Hess has offered A$3.85 (SFr3.48) per share for the iconographic South-Australian winemaker.

London-based Allied – which is responsible for brands such as Beefeater and Tia Maria – expressed “disappointment” and “curiosity” at the recommendation.

Lehmann, a sixth generation wine maker, founded the winery in 1979, quickly establishing a reputation for producing high-quality hand-made wines often compared to French Bordeaux.

Family roots

The 73-year-old has strongly opposed the Allied bid, which was set at A$4.00, because it was conditional on the British firm taking a 51 per cent stake.

The likely match-up with Hess, means the Australian winemaker is blending his company with a similarly family-oriented enterprise.

Switzerland’s Hess Group has roots dating back to 1844, when its founder, Johann Heinrich Hess, founded a brewery in Kirchberg, in canton Bern.

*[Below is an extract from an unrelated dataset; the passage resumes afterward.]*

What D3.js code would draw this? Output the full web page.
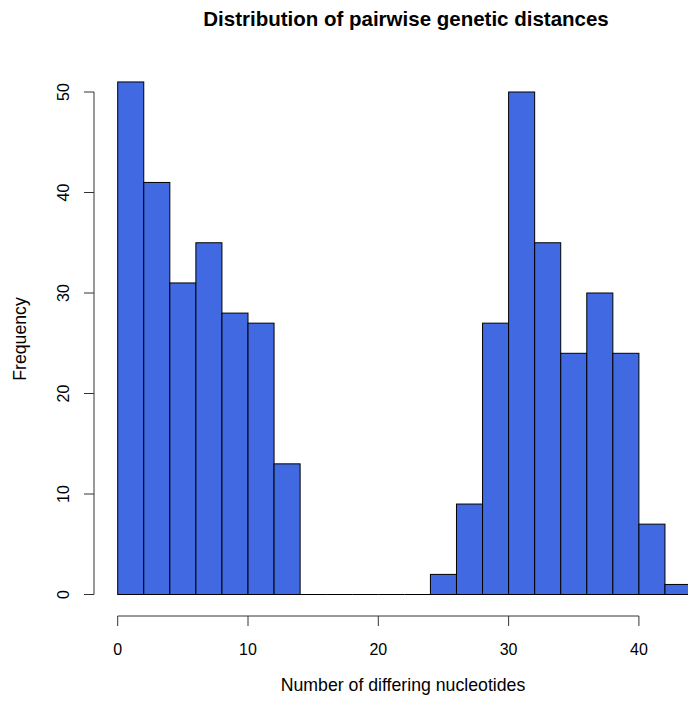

Even until recently, the family was run by the fourth-generation Donald Hess.

Alongside its wine business, much of it based in California’s Napa Valley, the Hess Group also has interests in restaurants and hotels.

And last year, Hess sold its stake in Valser mineral waters, one of Switzerland’s best-known brands, to the US giant, Coca Cola.

Life’s work

Lehmann said his company produced around 600,000 cases of Barossa Valley wine per year.

“[Allied] would want us to go up to two and half to three million, and I can’t see that there are the resources to keep up the quality,” he said.

“So they would just want the Lehmann brand name, which is very strong, and compromise quality for quantity.

“It would break my heart to see a lifetime’s work disappear for the sake of cash.”

Lehmann said he did not see how Allied would take control of the company, given the “support pledged to me” by shareholders.